Before the 2011 spring, the Arab countries, like many others in the developing world, were LAOs. They incorporated only a very limited range of organizations in the dominant coalition—ruling families, the army, perhaps one or two loyal political parties, as well as religious organizations and business firms that allied with the political elite or at least stayed out of politics. All other groups usually were marginalized or actively suppressed.
The spring uprisings have brought down or seriously disrupted the existing dominant coalitions in many countries; many new organizations have arisen or come out of the shadows to represent segments of the populace that had no voice or participation before. In the months and years ahead, these countries will be reconstituted as limited access orders, with some changes in the cast of organizations in the dominant coalition. The LAO framework predicts that, even if they hold fair elections, they will not soon become Western European-style democracies.
Almost all groups in these countries, having witnessed the high economic cost of violence, presumably see the value of restoring order. But which organizations will participate in that order, which ones will lead, and which ones will be excluded? What share of the economy’s rents will each group get?
Individuals have been important to answering those questions in the past—Mubarak, Qadaffi, Assad—seeming all the more important because of the media attention paid to them. But the LAO framework reminds us that they exercised power mainly through the organizations tied to them—military, security forces, Baath Parties, etc. Because these organizations have retained their violence potential, their interests and political importance will usually persist, so they are likely to play a role in the evolving political arrangements, even if a leader departs.
While the Arab countries will probably remain limited access orders for the next generation or more, not all LAOs are alike—there is a wide spectrum of possible outcomes (e.g. China vs. Myanmar, Brazil vs. Venezuela, Zambia vs. Democratic Republic of Congo). The experience of other LAOs offers a few guidelines for how to get better outcomes.
First, even as elections in the new Arab LAOs become an arena for competition among organizations, achieving stability will require creating institutions that avoid winner-take-all outcomes. In some countries elections may revert to their old role as rituals to assert the legitimacy of a ruler, but elsewhere, they may become occasions to test the relative ability of competing organizations to mobilize supporters. If elections become winner-take-all contests they risk post-election violence, as occurred, for example, in Kenya, the Kyrgyz Republic, Thailand, and Zimbabwe, where the losing sides rejected an electoral outcome that would have excluded them totally from the rent distribution.
Second, a critical challenge will be to incorporate into the new order some organizations that have violence capacity (broadly conceived) but that may be outside the state structure—such as the Moslem Brotherhood and the Bedouin tribes of the Sinai in Egypt. The LAO framework suggests what might seem at first a radical approach: allow these groups to retain the capacity to defend themselves. From an LAO perspective, the immediate agenda does not require disarmament and assertion of central control over all violence capacity.

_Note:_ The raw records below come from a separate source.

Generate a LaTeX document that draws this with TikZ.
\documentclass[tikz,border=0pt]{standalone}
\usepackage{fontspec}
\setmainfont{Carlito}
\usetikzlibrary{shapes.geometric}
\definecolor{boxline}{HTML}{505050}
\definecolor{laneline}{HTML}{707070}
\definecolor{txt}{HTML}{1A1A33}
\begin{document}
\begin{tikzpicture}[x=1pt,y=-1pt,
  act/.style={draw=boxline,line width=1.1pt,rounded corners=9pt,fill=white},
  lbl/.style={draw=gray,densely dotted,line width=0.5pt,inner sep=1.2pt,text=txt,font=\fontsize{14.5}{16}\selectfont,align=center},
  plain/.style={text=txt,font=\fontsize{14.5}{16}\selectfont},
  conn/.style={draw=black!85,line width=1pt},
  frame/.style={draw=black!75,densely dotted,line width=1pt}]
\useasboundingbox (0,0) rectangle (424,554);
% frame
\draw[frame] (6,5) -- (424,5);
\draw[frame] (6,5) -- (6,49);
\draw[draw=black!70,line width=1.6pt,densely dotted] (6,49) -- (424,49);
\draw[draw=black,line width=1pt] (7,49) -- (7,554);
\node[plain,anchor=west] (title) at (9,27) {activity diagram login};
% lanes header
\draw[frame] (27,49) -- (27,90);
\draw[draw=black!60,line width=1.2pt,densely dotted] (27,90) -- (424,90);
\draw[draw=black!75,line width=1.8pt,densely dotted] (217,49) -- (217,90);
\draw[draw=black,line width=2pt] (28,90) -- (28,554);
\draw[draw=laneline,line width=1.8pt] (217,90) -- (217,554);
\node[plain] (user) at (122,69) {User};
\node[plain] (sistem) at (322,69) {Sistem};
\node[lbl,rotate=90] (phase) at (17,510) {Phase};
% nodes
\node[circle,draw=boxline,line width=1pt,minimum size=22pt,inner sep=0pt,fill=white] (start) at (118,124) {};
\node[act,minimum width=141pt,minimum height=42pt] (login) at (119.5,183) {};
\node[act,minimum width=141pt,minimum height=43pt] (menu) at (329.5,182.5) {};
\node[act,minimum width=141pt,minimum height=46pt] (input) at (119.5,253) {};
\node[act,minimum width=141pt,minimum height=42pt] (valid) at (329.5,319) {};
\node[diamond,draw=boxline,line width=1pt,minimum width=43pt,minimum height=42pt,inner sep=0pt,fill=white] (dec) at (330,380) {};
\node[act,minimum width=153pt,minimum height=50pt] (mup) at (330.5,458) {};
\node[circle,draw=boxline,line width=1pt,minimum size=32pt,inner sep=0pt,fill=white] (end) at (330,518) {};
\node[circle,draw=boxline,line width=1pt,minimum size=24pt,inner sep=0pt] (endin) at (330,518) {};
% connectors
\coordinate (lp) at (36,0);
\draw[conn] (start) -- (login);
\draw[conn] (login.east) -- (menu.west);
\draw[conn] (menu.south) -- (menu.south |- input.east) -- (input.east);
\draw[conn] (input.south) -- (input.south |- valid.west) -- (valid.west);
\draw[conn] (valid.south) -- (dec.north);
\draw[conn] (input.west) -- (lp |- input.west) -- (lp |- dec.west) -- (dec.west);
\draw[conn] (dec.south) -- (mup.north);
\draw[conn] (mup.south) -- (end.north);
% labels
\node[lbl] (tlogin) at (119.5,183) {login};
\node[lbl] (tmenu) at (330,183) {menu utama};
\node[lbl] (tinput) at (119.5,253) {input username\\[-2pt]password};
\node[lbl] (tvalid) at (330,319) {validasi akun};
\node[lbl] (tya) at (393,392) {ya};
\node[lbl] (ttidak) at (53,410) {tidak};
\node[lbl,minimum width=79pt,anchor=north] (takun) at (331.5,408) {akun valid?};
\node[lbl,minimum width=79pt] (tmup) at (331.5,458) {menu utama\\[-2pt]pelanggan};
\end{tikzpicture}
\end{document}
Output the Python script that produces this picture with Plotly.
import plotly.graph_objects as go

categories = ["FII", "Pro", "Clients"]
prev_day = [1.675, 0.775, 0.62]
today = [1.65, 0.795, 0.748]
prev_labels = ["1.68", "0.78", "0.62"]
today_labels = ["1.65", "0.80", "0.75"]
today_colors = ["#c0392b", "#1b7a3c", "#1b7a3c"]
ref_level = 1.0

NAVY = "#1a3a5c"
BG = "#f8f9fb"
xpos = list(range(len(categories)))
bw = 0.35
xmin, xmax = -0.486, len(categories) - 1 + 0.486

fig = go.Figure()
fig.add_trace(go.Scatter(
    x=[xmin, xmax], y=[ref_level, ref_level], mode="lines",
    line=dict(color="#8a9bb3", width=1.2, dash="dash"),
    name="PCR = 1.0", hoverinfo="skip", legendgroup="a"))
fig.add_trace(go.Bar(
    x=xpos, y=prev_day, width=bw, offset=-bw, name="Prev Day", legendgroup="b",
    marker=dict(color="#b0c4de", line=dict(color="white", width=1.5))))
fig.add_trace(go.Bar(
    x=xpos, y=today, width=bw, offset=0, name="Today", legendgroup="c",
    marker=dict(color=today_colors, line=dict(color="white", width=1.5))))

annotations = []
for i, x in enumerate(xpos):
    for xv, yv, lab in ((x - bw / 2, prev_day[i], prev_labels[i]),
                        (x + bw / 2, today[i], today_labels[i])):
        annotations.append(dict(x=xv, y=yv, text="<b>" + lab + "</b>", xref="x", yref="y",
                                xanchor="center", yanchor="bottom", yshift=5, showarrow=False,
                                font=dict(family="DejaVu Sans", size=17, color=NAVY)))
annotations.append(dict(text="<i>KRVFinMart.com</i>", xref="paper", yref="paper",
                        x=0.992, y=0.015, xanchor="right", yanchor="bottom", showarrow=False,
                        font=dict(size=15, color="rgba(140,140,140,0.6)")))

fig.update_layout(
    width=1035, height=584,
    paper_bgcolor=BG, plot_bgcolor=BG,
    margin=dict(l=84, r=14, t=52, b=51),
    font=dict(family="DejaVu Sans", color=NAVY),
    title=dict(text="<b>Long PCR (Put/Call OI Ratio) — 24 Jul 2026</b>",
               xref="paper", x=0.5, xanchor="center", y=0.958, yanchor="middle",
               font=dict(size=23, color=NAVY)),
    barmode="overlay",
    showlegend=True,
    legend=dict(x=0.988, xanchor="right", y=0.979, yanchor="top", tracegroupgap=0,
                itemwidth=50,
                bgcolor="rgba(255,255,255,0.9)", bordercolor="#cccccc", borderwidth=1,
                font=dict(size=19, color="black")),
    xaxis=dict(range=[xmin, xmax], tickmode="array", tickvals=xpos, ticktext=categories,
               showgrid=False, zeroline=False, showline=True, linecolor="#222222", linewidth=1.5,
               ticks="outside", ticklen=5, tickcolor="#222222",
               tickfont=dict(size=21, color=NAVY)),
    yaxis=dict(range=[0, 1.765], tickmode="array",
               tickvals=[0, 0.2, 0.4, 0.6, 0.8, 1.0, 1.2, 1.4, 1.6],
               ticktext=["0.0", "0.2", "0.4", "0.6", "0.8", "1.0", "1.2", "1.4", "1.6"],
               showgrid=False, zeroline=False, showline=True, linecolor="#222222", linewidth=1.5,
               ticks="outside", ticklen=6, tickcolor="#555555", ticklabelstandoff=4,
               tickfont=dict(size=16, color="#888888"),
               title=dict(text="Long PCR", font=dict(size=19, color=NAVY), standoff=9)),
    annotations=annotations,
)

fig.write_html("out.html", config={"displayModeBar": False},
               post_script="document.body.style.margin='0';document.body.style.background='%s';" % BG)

Rather, tolerating their armed status is a way for the central authority to make credible a commitment not to suppress those groups. (Students of United States history will recognize in this suggestion the Second Amendment in the U.S. Constitution, which in the aftermath of the war of independence allowed the state governments to keep control of their own militias.)
Third, international experience shows that sustained improvements in LAOs and moves toward open access have happened in incremental steps rather than via giant leaps. Historically these steps have included greater predictability in the elite bargain. Building institutions that can underpin predictable resolution of conflict between elites—i.e. Rule of law for elites—emerges as the key challenge. As these elite-oriented rule–of-law institutions become stronger over time, they can provide a platform for progressively transforming elite privileges into universal rights. Trying to move forward without investing in these institutional buttresses is a recipe for endless cycles of fragility and disruption.
To try to go straight from revolution to an open access order has never worked and has often led to disruption and more fragility. Even the task of creating a workable limited access order will not be easy—as we see in the examples of Afghanistan, Iraq and Democratic Republic of Congo—but it is feasible, as many successful LAOs show.